El librero la Fontana・ホンタナ氏の本棚

人生の最後を一番美しく過ごすのは、いつの日か、田舎、といっても町からあまり離れていないところに隠居し、今までに愛読した何冊かの本を、もう一度、書き込みなどしながら読み返すことだ。           (アンドレ・モーロワ「私の生活技術」より)

コンビニ人間(Audible)

結局、誰もが〇〇人間

Audibleで聴きました。Amazon Audibleが定額聴き放題になったのでサブスクを再開。最初の一冊は2016年 第155回芥川賞作品「コンビニ人間」。大久保佳代子の朗読で3時間43分。ウォーキングしながら聴いていたのだが、面白すぎてあっという間に完聴。

コンビニのバイトというパーツ(部品)になることでしか社会とつながれない女性が主人公。最初は彼女のいわゆる「コミュ障」「発達障害」的な部分が強調されるのだが、だんだんと何が普通なのかがわからなくなり、気が付くとある職業に従事することで社会とつながるということは結局みんなパーツになることなのではないか、自由な職業選択なんていいながら結局職業や企業を構成するパーツになることで経済的・心理的安寧を得ているのではないか・・・と思い始めている自分がいる。

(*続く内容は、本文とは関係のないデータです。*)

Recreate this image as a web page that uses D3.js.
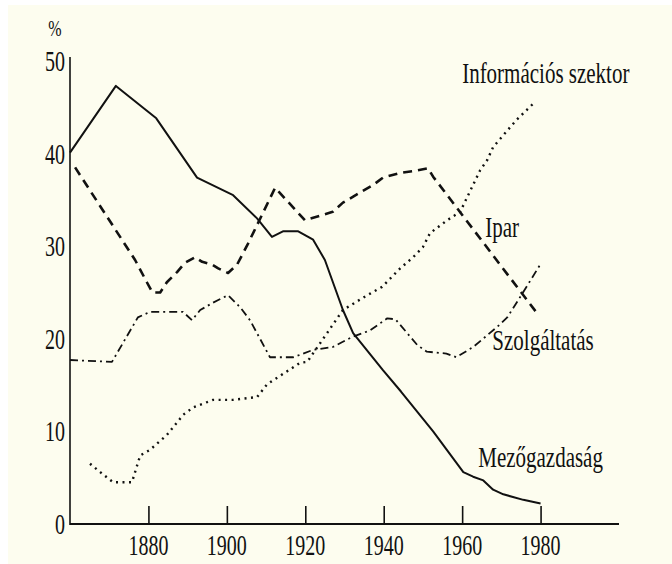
<!DOCTYPE html>
<html>
<head>
<meta charset="utf-8">
<script src="https://cdn.jsdelivr.net/npm/d3@7"></script>
<style>
  html, body { margin: 0; padding: 0; background: #ffffff; }
  svg { display: block; }
  text { font-family: "Liberation Serif", "DejaVu Serif", serif; fill: #111; }
</style>
</head>
<body>
<svg id="chart" width="672" height="564"></svg>
<script>
// Munkaerő megoszlása ágazatonként (%), évek szerint
const xTicks = [1880, 1900, 1920, 1940, 1960, 1980];
const yTicks = [0, 10, 20, 30, 40, 50];

const mezoYears  = [1860, 1871.7, 1882, 1892.4, 1901.6, 1907.7, 1911.5, 1914.3, 1918.2, 1922, 1925, 1929.6, 1932.2, 1939.8, 1944.4, 1952.6, 1960.3, 1962.8, 1965.4, 1967.9, 1970.5, 1975.6, 1980];
const mezoValues = [40.0, 47.2, 43.7, 37.3, 35.4, 32.9, 30.9, 31.5, 31.5, 30.6, 28.4, 23.0, 20.5, 16.5, 14.2, 9.9, 5.5, 5.0, 4.6, 3.6, 3.1, 2.5, 2.1];

const iparYears  = [1861.3, 1876.6, 1879.6, 1881, 1883, 1884.7, 1887.3, 1889.3, 1891.9, 1893.7, 1896.2, 1897.8, 1900.3, 1902.6, 1905.2, 1912.3, 1919.9, 1927, 1929.6, 1937.3, 1939.8, 1944.2, 1947.5, 1951.3, 1952.6, 1979.2];
const iparValues = [38.4, 28.4, 26.0, 24.9, 24.9, 26.0, 27.1, 28.1, 28.7, 28.2, 27.9, 27.5, 27.0, 27.9, 30.0, 36.2, 32.7, 33.6, 34.6, 36.5, 37.3, 37.8, 38.0, 38.3, 37.4, 22.6];

const szolgYears  = [1860, 1870.7, 1877.3, 1880.4, 1888.8, 1891.1, 1893.2, 1896.5, 1900.3, 1903.4, 1905.9, 1911, 1917, 1922, 1927, 1932, 1936.5, 1940.9, 1943, 1948.6, 1951, 1956, 1958.5, 1962.8, 1969, 1971.5, 1974.8, 1979.9];
const szolgValues = [17.6, 17.4, 22.2, 22.8, 22.8, 21.9, 23.0, 23.8, 24.6, 23.3, 21.9, 17.9, 17.9, 18.7, 19.0, 20.1, 20.8, 22.1, 22.0, 19.2, 18.5, 18.3, 17.9, 19.0, 21.2, 22.2, 24.4, 27.9];

const infoYears  = [1865.1, 1867.7, 1871, 1875.8, 1877.9, 1880.4, 1884.7, 1888.9, 1891.5, 1896.5, 1901.6, 1907.7, 1910.3, 1918.7, 1920.5, 1929.6, 1935.8, 1939.6, 1944.2, 1947.5, 1950, 1951.8, 1956.2, 1959.5, 1961.3, 1964.6, 1966.4, 1967.9, 1973.8, 1978.4];
const infoValues = [6.4, 5.5, 4.4, 4.4, 7.3, 7.9, 9.5, 11.7, 12.5, 13.3, 13.3, 13.6, 15.0, 17.3, 17.4, 23.0, 24.6, 25.5, 27.5, 28.7, 29.8, 31.3, 32.7, 33.6, 35.2, 38.1, 39.2, 40.6, 43.5, 45.4];

const seriesNames = ["Mezőgazdaság", "Ipar", "Szolgáltatás", "Információs szektor"];
// címkék helye adatkoordinátában (év, %)
const labelYears  = [1964.1, 1965.9, 1967.7, 1960.0];
const labelValues = [6.1, 30.9, 18.7, 47.5];

const svg = d3.select('#chart');
const W = 672, H = 564;

// háttér: krémszín, fent és bal oldalt vékony fehér sáv
svg.append('rect').attr('x', 0).attr('y', 0).attr('width', W).attr('height', H).attr('fill', '#ffffff');
svg.append('rect').attr('x', 8).attr('y', 5).attr('width', W - 8).attr('height', H - 5).attr('fill', '#fdfdef');

const x = d3.scaleLinear().domain([1860, 2000]).range([70, 619]);
const y = d3.scaleLinear().domain([0, 50]).range([523, 60]);

const g = svg.append('g');

// x tengely: vonal + felfelé álló rövid jelölők
const xAxis = d3.axisTop(x).tickValues(xTicks).tickSize(18).tickFormat('');
const xg = g.append('g').attr('transform', `translate(0,${y(0) + 1})`).call(xAxis);
xg.select('.domain').attr('d', `M${x(1860)},0H${x(2000)}`).attr('stroke', '#111').attr('stroke-width', 2.2);
xg.selectAll('.tick line').attr('stroke', '#111').attr('stroke-width', 1.6);

xTicks.forEach(t => {
  g.append('text')
    .attr('transform', `translate(${x(t)},555) scale(1,1.5)`)
    .attr('text-anchor', 'middle')
    .attr('font-size', 20)
    .text(t);
});

// y tengely: csak vonal, feliratok balra
g.append('line')
  .attr('x1', x(1860)).attr('x2', x(1860))
  .attr('y1', 57).attr('y2', y(0) + 2)
  .attr('stroke', '#111').attr('stroke-width', 1.6);

yTicks.forEach(t => {
  g.append('text')
    .attr('transform', `translate(65,${y(t) + 11}) scale(1,1.5)`)
    .attr('text-anchor', 'end')
    .attr('font-size', 20)
    .text(t);
});

g.append('text')
  .attr('transform', 'translate(55,36) scale(1,1.4)')
  .attr('text-anchor', 'middle')
  .attr('font-size', 16)
  .text('%');

// sorozatok
const line = d3.line().x(d => x(d[0])).y(d => y(d[1]));
const zip = (a, b) => a.map((v, i) => [v, b[i]]);

const series = [
  { pts: zip(mezoYears, mezoValues),   width: 2,   dash: null },
  { pts: zip(iparYears, iparValues),   width: 2.6, dash: '9,6' },
  { pts: zip(szolgYears, szolgValues), width: 1.8, dash: '8,4,2,4' },
  { pts: zip(infoYears, infoValues),   width: 2.4, dash: '2,4.5' }
];

series.forEach(s => {
  g.append('path')
    .datum(s.pts)
    .attr('d', line)
    .attr('fill', 'none')
    .attr('stroke', '#111')
    .attr('stroke-width', s.width)
    .attr('stroke-linejoin', 'round')
    .attr('stroke-dasharray', s.dash);
});

// sorozatcímkék
seriesNames.forEach((name, i) => {
  g.append('text')
    .attr('transform', `translate(${x(labelYears[i])},${y(labelValues[i])}) scale(1,1.45)`)
    .attr('font-size', 21)
    .text(name);
});
</script>
</body>
</html>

「A:コンビニのパーツになる」か「B:世間並の暮らしのパーツになる」かが対置されて、主人公はAからBを目指すが結局Aにもどる。読者はそれで逆にほっとする。

結局、自由意志と思って働いているわれらも実は〇〇人間(〇〇に会社名や職業名を入れる)にすぎない。著者は、〇〇にコンビニを入れることで、そういう人間の不条理部分をクリアに浮かび上がらせた。カフカや安部公房の現代版ともいえるが、特殊な設定ではなく、コンビニを舞台にすることでも不条理を描けたのは驚き。